:: Collected material

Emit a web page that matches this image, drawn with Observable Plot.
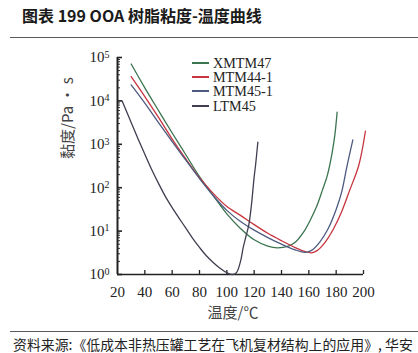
<!DOCTYPE html>
<html>
<head>
<meta charset="utf-8">
<script src="https://cdn.jsdelivr.net/npm/d3@7"></script>
<script src="https://cdn.jsdelivr.net/npm/@observablehq/plot@0.6"></script>
<style>
  html, body { margin: 0; padding: 0; background: #fff; width: 418px; height: 353px; overflow: hidden; }
  #wrap { position: relative; width: 418px; height: 353px; }
  #chart { position: absolute; left: 0; top: 0; }
  .title { position: absolute; left: 22px; top: 5px; font: bold 16px "Noto Sans CJK SC", sans-serif; line-height: 20px; color: #1a1a1a; white-space: nowrap; }
  .rule { position: absolute; left: 10px; right: 0; height: 0; border-top: 1.5px solid #5a5a5a; }
  .source { position: absolute; left: 13px; top: 336px; font: 13.9px "Noto Sans CJK SC", sans-serif; line-height: 16px; color: #222; white-space: nowrap; }
  #legend { position: absolute; left: 192px; top: 56px; }
  .lrow { height: 14.2px; display: flex; align-items: center; white-space: nowrap; }
  .lrow span.t { font: 14.2px "Liberation Serif", serif; line-height: 12px; color: #222; }
  .sw { display: inline-block; width: 17px; height: 2px; margin-right: 4px; }
</style>
</head>
<body>
<div id="wrap">
  <div id="chart"></div>
  <div class="title" id="title"></div>
  <div class="rule" style="top:37px"></div>
  <div id="legend"></div>
  <div class="rule" style="top:331px"></div>
  <div class="source" id="source"></div>
</div>
<script>
const titleText = "图表 199 OOA 树脂粘度-温度曲线";
const sourceText = "资料来源:《低成本非热压罐工艺在飞机复材结构上的应用》, 华安";
const xLabel = "温度/℃";
const yLabel = "黏度/Pa · s";

const seriesNames = ["XMTM47", "MTM44-1", "MTM45-1", "LTM45"];
const seriesColors = ["#3b7550", "#c6343e", "#4d5b80", "#403e50"];

const xTicks = [20, 40, 60, 80, 100, 120, 140, 160, 180, 200];
const yTicks = [1, 10, 100, 1000, 10000, 100000];

// temperature (°C) and viscosity (Pa·s)
const tempXMTM47 = [30, 40, 50, 60, 70, 80, 90, 100, 110, 120, 130, 137, 145, 150, 156, 161, 166, 170, 173.5, 177, 179, 180.7];
const viscXMTM47 = [70800, 20000, 6000, 1820, 575, 180, 66, 25, 11.5, 6.3, 4.5, 4.1, 4.5, 5.5, 9.3, 17.8, 39, 89, 190, 630, 1600, 5500];

const tempMTM44 = [30, 40, 50, 60, 70, 80, 90, 100, 110, 120, 130, 140, 150, 157, 162, 166, 172, 178, 184, 190, 196.5, 201.4];
const viscMTM44 = [36300, 12600, 4170, 1320, 460, 170, 74, 37, 23, 14.1, 8.9, 6.0, 4.17, 3.4, 3.16, 3.55, 5.6, 11.2, 28, 89, 324, 2000];

const tempMTM45 = [30, 40, 50, 60, 70, 80, 90, 100, 110, 120, 130, 140, 150, 157, 162, 168, 174, 180, 184, 188, 192.2];
const viscMTM45 = [23400, 8900, 3160, 1150, 430, 162, 66, 30, 16.6, 10.5, 7.1, 5.0, 3.7, 3.24, 3.6, 5.6, 11.2, 31.6, 79, 324, 1260];

const tempLTM45 = [23.4, 30, 35, 40, 45, 50, 55, 60, 65, 70, 75, 80, 85, 90, 95, 100, 104, 107, 110, 112, 114, 116, 118, 120, 121, 122.7];
const viscLTM45 = [10000, 3160, 1350, 589, 263, 126, 63, 34.7, 20, 11.7, 6.8, 4.2, 2.7, 1.9, 1.4, 1.1, 1.0, 1.1, 2.0, 4.2, 7.6, 13.5, 40, 178, 324, 1120];

const seriesTemps = [tempXMTM47, tempMTM44, tempMTM45, tempLTM45];
const seriesVisc = [viscXMTM47, viscMTM44, viscMTM45, viscLTM45];

const rows = [];
seriesNames.forEach((name, i) => {
  seriesTemps[i].forEach((t, j) => rows.push({series: name, t, v: seriesVisc[i][j]}));
});

const minorY = [];
for (let e = 0; e < 5; e++) for (let k = 2; k <= 9; k++) minorY.push(k * Math.pow(10, e));

const W = 418, H = 353, mL = 117, mR = 55, mT = 57, mB = 79;
const frameW = W - mL - mR, frameH = H - mT - mB;

const chart = Plot.plot({
  width: W, height: H,
  marginLeft: mL, marginRight: mR, marginTop: mT, marginBottom: mB,
  x: {domain: [20, 200]},
  y: {type: "log", domain: [1, 100000]},
  color: {domain: seriesNames, range: seriesColors},
  style: {fontFamily: "Liberation Serif, serif", fontSize: "15px", color: "#222", background: "transparent"},
  marks: [
    Plot.axisX({ticks: xTicks, tickSize: 0, tickPadding: 12, tickFormat: d => String(d), label: null, fontSize: 15}),
    Plot.axisY({ticks: yTicks, tickSize: 0, tickPadding: 8, tickFormat: d => "10^" + Math.round(Math.log10(d)), label: null, fontSize: 15}),
    Plot.tickX(xTicks.slice(1), {x: d => d, insetTop: frameH - 4, stroke: "#222", strokeWidth: 1.3}),
    Plot.tickY(minorY, {y: d => d, insetRight: frameW - 3, stroke: "#333", strokeWidth: 1}),
    Plot.tickY(yTicks, {y: d => d, insetRight: frameW - 5, stroke: "#222", strokeWidth: 1.6}),
    Plot.ruleX([20], {stroke: "#222", strokeWidth: 2}),
    Plot.ruleY([1], {stroke: "#222", strokeWidth: 1.6}),
    Plot.line(rows, {x: "t", y: "v", z: "series", stroke: "series", strokeWidth: 1.3, curve: "catmull-rom"}),
    Plot.text([yLabel], {text: d => d, frameAnchor: "left", dx: -49, dy: -7, rotate: -90, fontFamily: "Noto Sans CJK SC", fontSize: 15, fill: "#444"}),
    Plot.text([xLabel], {text: d => d, frameAnchor: "bottom", dx: -7.5, dy: 43, fontFamily: "Noto Sans CJK SC", fontSize: 15, fill: "#444"})
  ]
});

d3.select(chart).selectAll('g[aria-label="y-axis tick label"] text').each(function() {
  const parts = this.textContent.split("^");
  this.textContent = "";
  const s = d3.select(this);
  s.append("tspan").text(parts[0]);
  s.append("tspan").attr("dy", "-0.45em").attr("font-size", "10px").text(parts[1]);
});

document.getElementById("chart").appendChild(chart);
document.getElementById("title").textContent = titleText;
document.getElementById("source").textContent = sourceText;

const legend = document.getElementById("legend");
seriesNames.forEach((name, i) => {
  const row = document.createElement("div");
  row.className = "lrow";
  const sw = document.createElement("span");
  sw.className = "sw";
  sw.style.background = seriesColors[i];
  row.appendChild(sw);
  const t = document.createElement("span");
  t.className = "t";
  t.textContent = name;
  row.appendChild(t);
  legend.appendChild(row);
});
</script>
</body>
</html>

::::

__Exercise requirements__: Write out each line of the data exactly; the images should be left out.

__Expected answer__:
Emit a web page that matches this image, drawn with Observable Plot.
<!DOCTYPE html>
<html>
<head>
<meta charset="utf-8">
<script src="https://cdn.jsdelivr.net/npm/d3@7"></script>
<script src="https://cdn.jsdelivr.net/npm/@observablehq/plot@0.6"></script>
<style>
  html, body { margin: 0; padding: 0; background: #fff; width: 418px; height: 353px; overflow: hidden; }
  #wrap { position: relative; width: 418px; height: 353px; }
  #chart { position: absolute; left: 0; top: 0; }
  .title { position: absolute; left: 22px; top: 5px; font: bold 16px "Noto Sans CJK SC", sans-serif; line-height: 20px; color: #1a1a1a; white-space: nowrap; }
  .rule { position: absolute; left: 10px; right: 0; height: 0; border-top: 1.5px solid #5a5a5a; }
  .source { position: absolute; left: 13px; top: 336px; font: 13.9px "Noto Sans CJK SC", sans-serif; line-height: 16px; color: #222; white-space: nowrap; }
  #legend { position: absolute; left: 192px; top: 56px; }
  .lrow { height: 14.2px; display: flex; align-items: center; white-space: nowrap; }
  .lrow span.t { font: 14.2px "Liberation Serif", serif; line-height: 12px; color: #222; }
  .sw { display: inline-block; width: 17px; height: 2px; margin-right: 4px; }
</style>
</head>
<body>
<div id="wrap">
  <div id="chart"></div>
  <div class="title" id="title"></div>
  <div class="rule" style="top:37px"></div>
  <div id="legend"></div>
  <div class="rule" style="top:331px"></div>
  <div class="source" id="source"></div>
</div>
<script>
const titleText = "图表 199 OOA 树脂粘度-温度曲线";
const sourceText = "资料来源:《低成本非热压罐工艺在飞机复材结构上的应用》, 华安";
const xLabel = "温度/℃";
const yLabel = "黏度/Pa · s";

const seriesNames = ["XMTM47", "MTM44-1", "MTM45-1", "LTM45"];
const seriesColors = ["#3b7550", "#c6343e", "#4d5b80", "#403e50"];

const xTicks = [20, 40, 60, 80, 100, 120, 140, 160, 180, 200];
const yTicks = [1, 10, 100, 1000, 10000, 100000];

// temperature (°C) and viscosity (Pa·s)
const tempXMTM47 = [30, 40, 50, 60, 70, 80, 90, 100, 110, 120, 130, 137, 145, 150, 156, 161, 166, 170, 173.5, 177, 179, 180.7];
const viscXMTM47 = [70800, 20000, 6000, 1820, 575, 180, 66, 25, 11.5, 6.3, 4.5, 4.1, 4.5, 5.5, 9.3, 17.8, 39, 89, 190, 630, 1600, 5500];

const tempMTM44 = [30, 40, 50, 60, 70, 80, 90, 100, 110, 120, 130, 140, 150, 157, 162, 166, 172, 178, 184, 190, 196.5, 201.4];
const viscMTM44 = [36300, 12600, 4170, 1320, 460, 170, 74, 37, 23, 14.1, 8.9, 6.0, 4.17, 3.4, 3.16, 3.55, 5.6, 11.2, 28, 89, 324, 2000];

const tempMTM45 = [30, 40, 50, 60, 70, 80, 90, 100, 110, 120, 130, 140, 150, 157, 162, 168, 174, 180, 184, 188, 192.2];
const viscMTM45 = [23400, 8900, 3160, 1150, 430, 162, 66, 30, 16.6, 10.5, 7.1, 5.0, 3.7, 3.24, 3.6, 5.6, 11.2, 31.6, 79, 324, 1260];

const tempLTM45 = [23.4, 30, 35, 40, 45, 50, 55, 60, 65, 70, 75, 80, 85, 90, 95, 100, 104, 107, 110, 112, 114, 116, 118, 120, 121, 122.7];
const viscLTM45 = [10000, 3160, 1350, 589, 263, 126, 63, 34.7, 20, 11.7, 6.8, 4.2, 2.7, 1.9, 1.4, 1.1, 1.0, 1.1, 2.0, 4.2, 7.6, 13.5, 40, 178, 324, 1120];

const seriesTemps = [tempXMTM47, tempMTM44, tempMTM45, tempLTM45];
const seriesVisc = [viscXMTM47, viscMTM44, viscMTM45, viscLTM45];

const rows = [];
seriesNames.forEach((name, i) => {
  seriesTemps[i].forEach((t, j) => rows.push({series: name, t, v: seriesVisc[i][j]}));
});

const minorY = [];
for (let e = 0; e < 5; e++) for (let k = 2; k <= 9; k++) minorY.push(k * Math.pow(10, e));

const W = 418, H = 353, mL = 117, mR = 55, mT = 57, mB = 79;
const frameW = W - mL - mR, frameH = H - mT - mB;

const chart = Plot.plot({
  width: W, height: H,
  marginLeft: mL, marginRight: mR, marginTop: mT, marginBottom: mB,
  x: {domain: [20, 200]},
  y: {type: "log", domain: [1, 100000]},
  color: {domain: seriesNames, range: seriesColors},
  style: {fontFamily: "Liberation Serif, serif", fontSize: "15px", color: "#222", background: "transparent"},
  marks: [
    Plot.axisX({ticks: xTicks, tickSize: 0, tickPadding: 12, tickFormat: d => String(d), label: null, fontSize: 15}),
    Plot.axisY({ticks: yTicks, tickSize: 0, tickPadding: 8, tickFormat: d => "10^" + Math.round(Math.log10(d)), label: null, fontSize: 15}),
    Plot.tickX(xTicks.slice(1), {x: d => d, insetTop: frameH - 4, stroke: "#222", strokeWidth: 1.3}),
    Plot.tickY(minorY, {y: d => d, insetRight: frameW - 3, stroke: "#333", strokeWidth: 1}),
    Plot.tickY(yTicks, {y: d => d, insetRight: frameW - 5, stroke: "#222", strokeWidth: 1.6}),
    Plot.ruleX([20], {stroke: "#222", strokeWidth: 2}),
    Plot.ruleY([1], {stroke: "#222", strokeWidth: 1.6}),
    Plot.line(rows, {x: "t", y: "v", z: "series", stroke: "series", strokeWidth: 1.3, curve: "catmull-rom"}),
    Plot.text([yLabel], {text: d => d, frameAnchor: "left", dx: -49, dy: -7, rotate: -90, fontFamily: "Noto Sans CJK SC", fontSize: 15, fill: "#444"}),
    Plot.text([xLabel], {text: d => d, frameAnchor: "bottom", dx: -7.5, dy: 43, fontFamily: "Noto Sans CJK SC", fontSize: 15, fill: "#444"})
  ]
});

d3.select(chart).selectAll('g[aria-label="y-axis tick label"] text').each(function() {
  const parts = this.textContent.split("^");
  this.textContent = "";
  const s = d3.select(this);
  s.append("tspan").text(parts[0]);
  s.append("tspan").attr("dy", "-0.45em").attr("font-size", "10px").text(parts[1]);
});

document.getElementById("chart").appendChild(chart);
document.getElementById("title").textContent = titleText;
document.getElementById("source").textContent = sourceText;

const legend = document.getElementById("legend");
seriesNames.forEach((name, i) => {
  const row = document.createElement("div");
  row.className = "lrow";
  const sw = document.createElement("span");
  sw.className = "sw";
  sw.style.background = seriesColors[i];
  row.appendChild(sw);
  const t = document.createElement("span");
  t.className = "t";
  t.textContent = name;
  row.appendChild(t);
  legend.appendChild(row);
});
</script>
</body>
</html>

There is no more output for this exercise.